▶ [Given information]
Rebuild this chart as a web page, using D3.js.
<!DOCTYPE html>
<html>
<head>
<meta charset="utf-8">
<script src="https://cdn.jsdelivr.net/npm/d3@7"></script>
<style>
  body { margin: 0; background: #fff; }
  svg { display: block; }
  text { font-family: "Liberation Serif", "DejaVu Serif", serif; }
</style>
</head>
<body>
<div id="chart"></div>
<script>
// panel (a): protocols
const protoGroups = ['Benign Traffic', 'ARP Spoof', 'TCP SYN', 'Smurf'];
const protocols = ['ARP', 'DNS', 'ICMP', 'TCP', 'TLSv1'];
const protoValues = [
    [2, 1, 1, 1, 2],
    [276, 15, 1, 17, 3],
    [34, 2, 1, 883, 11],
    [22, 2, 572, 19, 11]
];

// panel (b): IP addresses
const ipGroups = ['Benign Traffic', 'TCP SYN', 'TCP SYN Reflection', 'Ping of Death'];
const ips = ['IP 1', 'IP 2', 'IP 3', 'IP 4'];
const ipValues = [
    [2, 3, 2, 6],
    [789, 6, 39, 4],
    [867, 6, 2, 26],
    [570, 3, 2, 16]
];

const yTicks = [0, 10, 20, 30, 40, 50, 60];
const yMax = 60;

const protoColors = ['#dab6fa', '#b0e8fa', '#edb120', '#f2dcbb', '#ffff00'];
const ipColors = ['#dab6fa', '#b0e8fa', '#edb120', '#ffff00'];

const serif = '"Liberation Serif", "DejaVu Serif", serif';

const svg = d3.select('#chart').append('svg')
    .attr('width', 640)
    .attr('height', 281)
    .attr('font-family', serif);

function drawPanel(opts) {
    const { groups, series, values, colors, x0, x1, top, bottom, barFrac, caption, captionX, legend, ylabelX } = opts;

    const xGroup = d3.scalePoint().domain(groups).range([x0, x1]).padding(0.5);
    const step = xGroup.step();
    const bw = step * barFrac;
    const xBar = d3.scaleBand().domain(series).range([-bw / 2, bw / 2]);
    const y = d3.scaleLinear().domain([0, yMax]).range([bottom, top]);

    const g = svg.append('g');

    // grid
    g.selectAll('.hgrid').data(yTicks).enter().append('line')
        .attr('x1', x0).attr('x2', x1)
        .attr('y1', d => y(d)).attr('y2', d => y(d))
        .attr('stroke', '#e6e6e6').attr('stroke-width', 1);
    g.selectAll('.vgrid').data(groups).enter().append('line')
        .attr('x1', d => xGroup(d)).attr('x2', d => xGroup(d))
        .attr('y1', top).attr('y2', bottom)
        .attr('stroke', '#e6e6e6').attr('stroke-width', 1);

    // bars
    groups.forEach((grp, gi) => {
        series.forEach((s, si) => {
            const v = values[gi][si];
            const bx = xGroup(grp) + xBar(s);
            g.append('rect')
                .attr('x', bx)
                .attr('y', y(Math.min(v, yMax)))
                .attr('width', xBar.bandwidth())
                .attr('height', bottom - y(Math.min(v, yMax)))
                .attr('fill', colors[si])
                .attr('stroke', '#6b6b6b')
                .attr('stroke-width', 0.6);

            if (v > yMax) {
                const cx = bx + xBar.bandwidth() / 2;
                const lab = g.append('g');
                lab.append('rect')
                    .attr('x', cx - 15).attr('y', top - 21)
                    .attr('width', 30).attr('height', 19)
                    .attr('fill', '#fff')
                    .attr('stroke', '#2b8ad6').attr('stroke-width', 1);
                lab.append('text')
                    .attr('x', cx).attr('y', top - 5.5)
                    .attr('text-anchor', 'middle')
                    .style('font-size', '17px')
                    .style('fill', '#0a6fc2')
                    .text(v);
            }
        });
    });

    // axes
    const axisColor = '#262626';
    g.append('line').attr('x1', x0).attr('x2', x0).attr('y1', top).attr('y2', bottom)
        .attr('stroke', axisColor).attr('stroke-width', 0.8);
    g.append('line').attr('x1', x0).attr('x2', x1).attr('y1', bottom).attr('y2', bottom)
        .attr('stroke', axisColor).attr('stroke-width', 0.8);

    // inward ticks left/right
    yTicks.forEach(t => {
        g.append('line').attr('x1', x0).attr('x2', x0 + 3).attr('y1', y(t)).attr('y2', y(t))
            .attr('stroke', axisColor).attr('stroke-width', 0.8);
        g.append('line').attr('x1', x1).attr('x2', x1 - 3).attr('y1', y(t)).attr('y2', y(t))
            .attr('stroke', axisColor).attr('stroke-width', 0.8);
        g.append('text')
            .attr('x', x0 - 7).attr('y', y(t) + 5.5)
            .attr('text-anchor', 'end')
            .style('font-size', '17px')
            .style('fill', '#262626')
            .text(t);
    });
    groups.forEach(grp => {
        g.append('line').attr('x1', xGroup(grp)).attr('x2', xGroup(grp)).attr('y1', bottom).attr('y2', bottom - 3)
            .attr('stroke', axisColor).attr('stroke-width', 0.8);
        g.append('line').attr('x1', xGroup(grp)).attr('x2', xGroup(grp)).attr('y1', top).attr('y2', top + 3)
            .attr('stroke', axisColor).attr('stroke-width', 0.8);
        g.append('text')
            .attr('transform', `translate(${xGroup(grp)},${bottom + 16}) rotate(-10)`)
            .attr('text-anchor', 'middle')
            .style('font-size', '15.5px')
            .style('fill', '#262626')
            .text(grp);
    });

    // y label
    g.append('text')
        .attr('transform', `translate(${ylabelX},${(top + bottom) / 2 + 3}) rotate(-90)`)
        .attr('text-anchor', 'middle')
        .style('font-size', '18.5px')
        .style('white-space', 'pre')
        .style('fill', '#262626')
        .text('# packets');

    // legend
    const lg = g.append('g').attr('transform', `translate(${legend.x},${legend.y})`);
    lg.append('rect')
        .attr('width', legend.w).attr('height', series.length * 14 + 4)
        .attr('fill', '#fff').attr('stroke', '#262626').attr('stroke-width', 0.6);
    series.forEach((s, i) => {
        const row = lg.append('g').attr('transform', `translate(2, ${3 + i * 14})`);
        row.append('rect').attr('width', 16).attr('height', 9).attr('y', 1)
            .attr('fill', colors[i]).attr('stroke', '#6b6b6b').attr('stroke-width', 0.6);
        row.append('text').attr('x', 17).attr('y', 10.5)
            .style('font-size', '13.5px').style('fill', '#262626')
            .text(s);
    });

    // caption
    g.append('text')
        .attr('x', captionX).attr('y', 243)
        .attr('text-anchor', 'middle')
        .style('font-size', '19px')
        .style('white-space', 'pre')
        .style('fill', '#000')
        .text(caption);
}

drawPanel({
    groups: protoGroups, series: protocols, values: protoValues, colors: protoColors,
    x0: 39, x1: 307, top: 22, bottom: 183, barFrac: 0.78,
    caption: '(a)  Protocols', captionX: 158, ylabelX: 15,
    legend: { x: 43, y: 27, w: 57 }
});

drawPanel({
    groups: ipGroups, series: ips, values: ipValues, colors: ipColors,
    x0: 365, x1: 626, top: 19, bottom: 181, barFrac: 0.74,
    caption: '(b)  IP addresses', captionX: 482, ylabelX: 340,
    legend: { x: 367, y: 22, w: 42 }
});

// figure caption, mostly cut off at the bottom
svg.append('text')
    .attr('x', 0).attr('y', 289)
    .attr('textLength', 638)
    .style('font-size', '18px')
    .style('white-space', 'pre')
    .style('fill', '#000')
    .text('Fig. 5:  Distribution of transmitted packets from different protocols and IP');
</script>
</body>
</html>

▶ [Task objective]
Retype the data in full and match it exactly.

▶ [Correct answer]
Rebuild this chart as a web page, using D3.js.
<!DOCTYPE html>
<html>
<head>
<meta charset="utf-8">
<script src="https://cdn.jsdelivr.net/npm/d3@7"></script>
<style>
  body { margin: 0; background: #fff; }
  svg { display: block; }
  text { font-family: "Liberation Serif", "DejaVu Serif", serif; }
</style>
</head>
<body>
<div id="chart"></div>
<script>
// panel (a): protocols
const protoGroups = ['Benign Traffic', 'ARP Spoof', 'TCP SYN', 'Smurf'];
const protocols = ['ARP', 'DNS', 'ICMP', 'TCP', 'TLSv1'];
const protoValues = [
    [2, 1, 1, 1, 2],
    [276, 15, 1, 17, 3],
    [34, 2, 1, 883, 11],
    [22, 2, 572, 19, 11]
];

// panel (b): IP addresses
const ipGroups = ['Benign Traffic', 'TCP SYN', 'TCP SYN Reflection', 'Ping of Death'];
const ips = ['IP 1', 'IP 2', 'IP 3', 'IP 4'];
const ipValues = [
    [2, 3, 2, 6],
    [789, 6, 39, 4],
    [867, 6, 2, 26],
    [570, 3, 2, 16]
];

const yTicks = [0, 10, 20, 30, 40, 50, 60];
const yMax = 60;

const protoColors = ['#dab6fa', '#b0e8fa', '#edb120', '#f2dcbb', '#ffff00'];
const ipColors = ['#dab6fa', '#b0e8fa', '#edb120', '#ffff00'];

const serif = '"Liberation Serif", "DejaVu Serif", serif';

const svg = d3.select('#chart').append('svg')
    .attr('width', 640)
    .attr('height', 281)
    .attr('font-family', serif);

function drawPanel(opts) {
    const { groups, series, values, colors, x0, x1, top, bottom, barFrac, caption, captionX, legend, ylabelX } = opts;

    const xGroup = d3.scalePoint().domain(groups).range([x0, x1]).padding(0.5);
    const step = xGroup.step();
    const bw = step * barFrac;
    const xBar = d3.scaleBand().domain(series).range([-bw / 2, bw / 2]);
    const y = d3.scaleLinear().domain([0, yMax]).range([bottom, top]);

    const g = svg.append('g');

    // grid
    g.selectAll('.hgrid').data(yTicks).enter().append('line')
        .attr('x1', x0).attr('x2', x1)
        .attr('y1', d => y(d)).attr('y2', d => y(d))
        .attr('stroke', '#e6e6e6').attr('stroke-width', 1);
    g.selectAll('.vgrid').data(groups).enter().append('line')
        .attr('x1', d => xGroup(d)).attr('x2', d => xGroup(d))
        .attr('y1', top).attr('y2', bottom)
        .attr('stroke', '#e6e6e6').attr('stroke-width', 1);

    // bars
    groups.forEach((grp, gi) => {
        series.forEach((s, si) => {
            const v = values[gi][si];
            const bx = xGroup(grp) + xBar(s);
            g.append('rect')
                .attr('x', bx)
                .attr('y', y(Math.min(v, yMax)))
                .attr('width', xBar.bandwidth())
                .attr('height', bottom - y(Math.min(v, yMax)))
                .attr('fill', colors[si])
                .attr('stroke', '#6b6b6b')
                .attr('stroke-width', 0.6);

            if (v > yMax) {
                const cx = bx + xBar.bandwidth() / 2;
                const lab = g.append('g');
                lab.append('rect')
                    .attr('x', cx - 15).attr('y', top - 21)
                    .attr('width', 30).attr('height', 19)
                    .attr('fill', '#fff')
                    .attr('stroke', '#2b8ad6').attr('stroke-width', 1);
                lab.append('text')
                    .attr('x', cx).attr('y', top - 5.5)
                    .attr('text-anchor', 'middle')
                    .style('font-size', '17px')
                    .style('fill', '#0a6fc2')
                    .text(v);
            }
        });
    });

    // axes
    const axisColor = '#262626';
    g.append('line').attr('x1', x0).attr('x2', x0).attr('y1', top).attr('y2', bottom)
        .attr('stroke', axisColor).attr('stroke-width', 0.8);
    g.append('line').attr('x1', x0).attr('x2', x1).attr('y1', bottom).attr('y2', bottom)
        .attr('stroke', axisColor).attr('stroke-width', 0.8);

    // inward ticks left/right
    yTicks.forEach(t => {
        g.append('line').attr('x1', x0).attr('x2', x0 + 3).attr('y1', y(t)).attr('y2', y(t))
            .attr('stroke', axisColor).attr('stroke-width', 0.8);
        g.append('line').attr('x1', x1).attr('x2', x1 - 3).attr('y1', y(t)).attr('y2', y(t))
            .attr('stroke', axisColor).attr('stroke-width', 0.8);
        g.append('text')
            .attr('x', x0 - 7).attr('y', y(t) + 5.5)
            .attr('text-anchor', 'end')
            .style('font-size', '17px')
            .style('fill', '#262626')
            .text(t);
    });
    groups.forEach(grp => {
        g.append('line').attr('x1', xGroup(grp)).attr('x2', xGroup(grp)).attr('y1', bottom).attr('y2', bottom - 3)
            .attr('stroke', axisColor).attr('stroke-width', 0.8);
        g.append('line').attr('x1', xGroup(grp)).attr('x2', xGroup(grp)).attr('y1', top).attr('y2', top + 3)
            .attr('stroke', axisColor).attr('stroke-width', 0.8);
        g.append('text')
            .attr('transform', `translate(${xGroup(grp)},${bottom + 16}) rotate(-10)`)
            .attr('text-anchor', 'middle')
            .style('font-size', '15.5px')
            .style('fill', '#262626')
            .text(grp);
    });

    // y label
    g.append('text')
        .attr('transform', `translate(${ylabelX},${(top + bottom) / 2 + 3}) rotate(-90)`)
        .attr('text-anchor', 'middle')
        .style('font-size', '18.5px')
        .style('white-space', 'pre')
        .style('fill', '#262626')
        .text('# packets');

    // legend
    const lg = g.append('g').attr('transform', `translate(${legend.x},${legend.y})`);
    lg.append('rect')
        .attr('width', legend.w).attr('height', series.length * 14 + 4)
        .attr('fill', '#fff').attr('stroke', '#262626').attr('stroke-width', 0.6);
    series.forEach((s, i) => {
        const row = lg.append('g').attr('transform', `translate(2, ${3 + i * 14})`);
        row.append('rect').attr('width', 16).attr('height', 9).attr('y', 1)
            .attr('fill', colors[i]).attr('stroke', '#6b6b6b').attr('stroke-width', 0.6);
        row.append('text').attr('x', 17).attr('y', 10.5)
            .style('font-size', '13.5px').style('fill', '#262626')
            .text(s);
    });

    // caption
    g.append('text')
        .attr('x', captionX).attr('y', 243)
        .attr('text-anchor', 'middle')
        .style('font-size', '19px')
        .style('white-space', 'pre')
        .style('fill', '#000')
        .text(caption);
}

drawPanel({
    groups: protoGroups, series: protocols, values: protoValues, colors: protoColors,
    x0: 39, x1: 307, top: 22, bottom: 183, barFrac: 0.78,
    caption: '(a)  Protocols', captionX: 158, ylabelX: 15,
    legend: { x: 43, y: 27, w: 57 }
});

drawPanel({
    groups: ipGroups, series: ips, values: ipValues, colors: ipColors,
    x0: 365, x1: 626, top: 19, bottom: 181, barFrac: 0.74,
    caption: '(b)  IP addresses', captionX: 482, ylabelX: 340,
    legend: { x: 367, y: 22, w: 42 }
});

// figure caption, mostly cut off at the bottom
svg.append('text')
    .attr('x', 0).attr('y', 289)
    .attr('textLength', 638)
    .style('font-size', '18px')
    .style('white-space', 'pre')
    .style('fill', '#000')
    .text('Fig. 5:  Distribution of transmitted packets from different protocols and IP');
</script>
</body>
</html>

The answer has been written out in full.